Gov. Andrew Cuomo Unveils 2013-14 State Budget

By Matt Porter

January 22, 2013 Updated Jan 23, 2013 at 2:01 AM EDT

Albany, NY (WBNG Binghamton) Gov. Cuomo told a room full of legislators and invited guests he's ready to pass the third consecutive budget on time.

If passed on time, it would be the first time three consecutive budgets have been signed by the deadline in nearly 40 years.

If accepted by the legislature as is, Cuomo said his budget will close a $1.3 billion budget gap without raising taxes or fees.

Sen. Tom Libous (R-52nd) said he's pleased with the governor's budget and believes it can be passed on time.

"I think the governor is being realistic," Libous said. "He's being direct and to the point. He's done a very good job budgeting and fiscal management. We expect to get a budget done early and on time again. And I think that's very positive."

The budget includes increases in spending for education and economic development programs.

The budget calls for $889 million for education programs, an increased of 4.4 percent. The increase includes $203 million in one-time financial stabilization funds for New York schools.

The budget provides for another $150 million for the third round of funding for the Governor's Regional Economic Development Councils.

The budget also provides relief from state mandates on pension programs by allowing municipalities to choose a tiered pension plan.

Assemblywoman Donna Lupardo (D-123rd) said she appreciates the move.

"I also appreciate the approach he's taking giving municipalities the option to try to stabilize their pension costs," Lupardo said. "He's also going to bring them financial assistance to sort out with their long-term financial plans are. There's also a lot of stuff in there for our community as well."

Sen. James Seward (R-51st) said the pension relief is good, but only the first step.

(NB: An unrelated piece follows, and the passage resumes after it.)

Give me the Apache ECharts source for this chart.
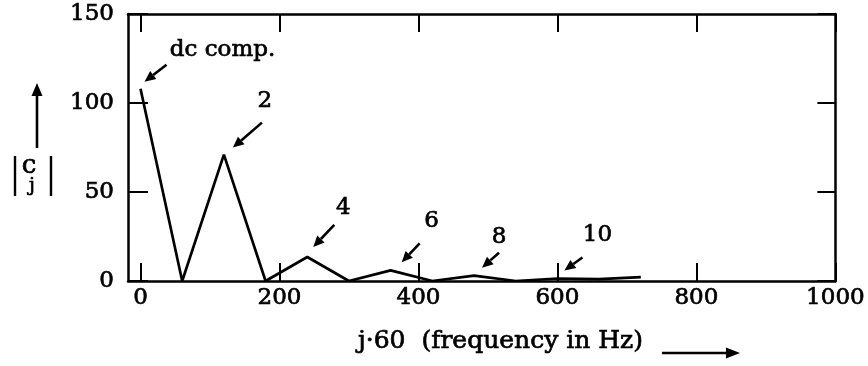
<!DOCTYPE html>
<html>
<head>
<meta charset="utf-8">
<script src="https://cdn.jsdelivr.net/npm/echarts@6/dist/echarts.min.js"></script>
<style>
  html, body { margin: 0; padding: 0; background: #fff; }
  #chart { width: 868px; height: 366px; }
</style>
</head>
<body>
<div id="chart"></div>
<script>
// Harmonic spectrum |c_j| against frequency j·60 Hz
const freqHz    = [0, 60, 120, 180, 240, 300, 360, 420, 480, 540, 600, 660, 720];
const magnitude = [108, 0, 71, 0, 13.5, 0, 6, 0, 3, 0, 1.4, 1, 2.2];
const xTicks = [0, 200, 400, 600, 800, 1000];
const yTicks = [0, 50, 100, 150];

// Callouts: text and the harmonic (index into freqHz) each arrow points at
const noteLabels = ['dc comp.', '2', '4', '6', '8', '10'];
const noteHarmonic = [0, 2, 4, 6, 8, 10];

// Pixel offsets of each callout from its point: arrow tip, arrow tail, text centre
const noteLayout = [
  { tip: [4, -7],  tail: [26, -24], text: [82, -39] },
  { tip: [9, -7],  tail: [38, -32], text: [41, -54] },
  { tip: [6, -10], tail: [27, -32], text: [36, -49] },
  { tip: [11, -8], tail: [29, -27], text: [41, -49] },
  { tip: [8, -8],  tail: [25, -23], text: [25, -39] },
  { tip: [7, -8],  tail: [25, -21], text: [40, -43] }
];

const FONT = '"DejaVu Serif", "Liberation Serif", serif';
const INK = '#000';
const HEAVY = 0.7; // stroke added round glyphs for a heavier print look

const chart = echarts.init(document.getElementById('chart'), null, { renderer: 'canvas' });

const frameLine = { show: true, onZero: false, lineStyle: { color: INK, width: 2.5 } };
const tickStyle = { color: INK, width: 2 };
const labelStyle = {
  show: true, color: INK, fontFamily: FONT, fontSize: 23,
  textBorderColor: INK, textBorderWidth: HEAVY,
  formatter: v => String(v)
};

const xBase = {
  type: 'value', min: -18, max: 1000,
  axisLine: frameLine,
  splitLine: { show: false }
};
const yBase = {
  type: 'value', min: 0, max: 150, interval: 50,
  axisLine: frameLine,
  splitLine: { show: false }
};

chart.setOption({
  animation: false,
  backgroundColor: '#fff',
  grid: { left: 128, right: 30, top: 14, bottom: 85 },
  xAxis: [
    Object.assign({}, xBase, {
      position: 'bottom',
      axisTick: { show: true, inside: true, length: 18, customValues: xTicks, lineStyle: tickStyle },
      axisLabel: Object.assign({}, labelStyle, { customValues: xTicks, margin: 6 })
    }),
    Object.assign({}, xBase, {
      position: 'top',
      axisTick: { show: true, inside: true, length: 18, customValues: xTicks, lineStyle: tickStyle },
      axisLabel: { show: false }
    })
  ],
  yAxis: [
    Object.assign({}, yBase, {
      position: 'left',
      axisTick: { show: true, inside: true, length: 20, customValues: yTicks, lineStyle: tickStyle },
      axisLabel: Object.assign({}, labelStyle, { customValues: yTicks, margin: 14 })
    }),
    Object.assign({}, yBase, {
      position: 'right',
      axisTick: { show: true, inside: true, length: 18, customValues: yTicks, lineStyle: tickStyle },
      axisLabel: { show: false }
    })
  ],
  series: [{
    type: 'line',
    xAxisIndex: 0,
    yAxisIndex: 0,
    data: freqHz.map((f, i) => [f, magnitude[i]]),
    symbol: 'none',
    lineStyle: { color: INK, width: 2.7 },
    z: 3
  }]
});

// Arrow made of a shaft and a filled head, from tail to tip
function arrow(tail, tip, headLen, headWidth, width) {
  const dx = tip[0] - tail[0], dy = tip[1] - tail[1];
  const len = Math.hypot(dx, dy);
  const ux = dx / len, uy = dy / len;
  const bx = tip[0] - ux * headLen, by = tip[1] - uy * headLen;
  const px = -uy * headWidth / 2, py = ux * headWidth / 2;
  return [
    { type: 'line', shape: { x1: tail[0], y1: tail[1], x2: bx, y2: by },
      style: { stroke: INK, lineWidth: width }, z: 10 },
    { type: 'polygon', shape: { points: [[tip[0], tip[1]], [bx + px, by + py], [bx - px, by - py]] },
      style: { fill: INK }, z: 10 }
  ];
}

function label(txt, x, y, size, align) {
  return {
    type: 'text', z: 10,
    style: { text: txt, x: x, y: y, align: align || 'center', verticalAlign: 'middle',
             font: size + 'px ' + FONT, fill: INK, stroke: INK, lineWidth: HEAVY }
  };
}

const elements = [];

noteLabels.forEach((txt, k) => {
  const h = noteHarmonic[k];
  const p = chart.convertToPixel({ gridIndex: 0 }, [freqHz[h], magnitude[h]]);
  const L = noteLayout[k];
  const tip = [p[0] + L.tip[0], p[1] + L.tip[1]];
  const tail = [p[0] + L.tail[0], p[1] + L.tail[1]];
  elements.push(...arrow(tail, tip, 11, 10, 2.6));
  elements.push(label(txt, p[0] + L.text[0], p[1] + L.text[1], 23));
});

// Vertical axis title |c_j| with an upward arrow
elements.push(...arrow([37, 148], [37, 83], 13, 11, 2.6));
elements.push(
  { type: 'line', shape: { x1: 15, y1: 156, x2: 15, y2: 196 }, style: { stroke: INK, lineWidth: 2.4 } },
  { type: 'line', shape: { x1: 51, y1: 156, x2: 51, y2: 196 }, style: { stroke: INK, lineWidth: 2.4 } },
  label('c', 29, 166, 26),
  label('j', 32, 186, 19)
);

// Horizontal axis title with a rightward arrow
elements.push(label('j·60  (frequency in Hz)', 358, 341, 25, 'left'));
elements.push(...arrow([662, 353], [740, 353], 14, 11, 2.4));

chart.setOption({ graphic: { elements: elements } });
</script>
</body>
</html>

"He did include a number of steps that will help our local governments in terms of meeting the increasing cost of pensions," Seward said. "The pension contributions are a huge burden on the local governments."

That's a big selling point for Republicans, who are staunchly against new taxes.

Assemblyman Peter Lopez (R-102) said he was impressed by the governor's balanced budget.

"And really my sense is the budget only gets better from here on in," Lopez said. "So he's got the controls in place. He's imposing the fiscal discipline which, to be honest, many of his colleagues have not appreciated."

The state budget will have to be approved by both the Assembly and the Senate.

Cuomo said he hopes for approval from both houses by March.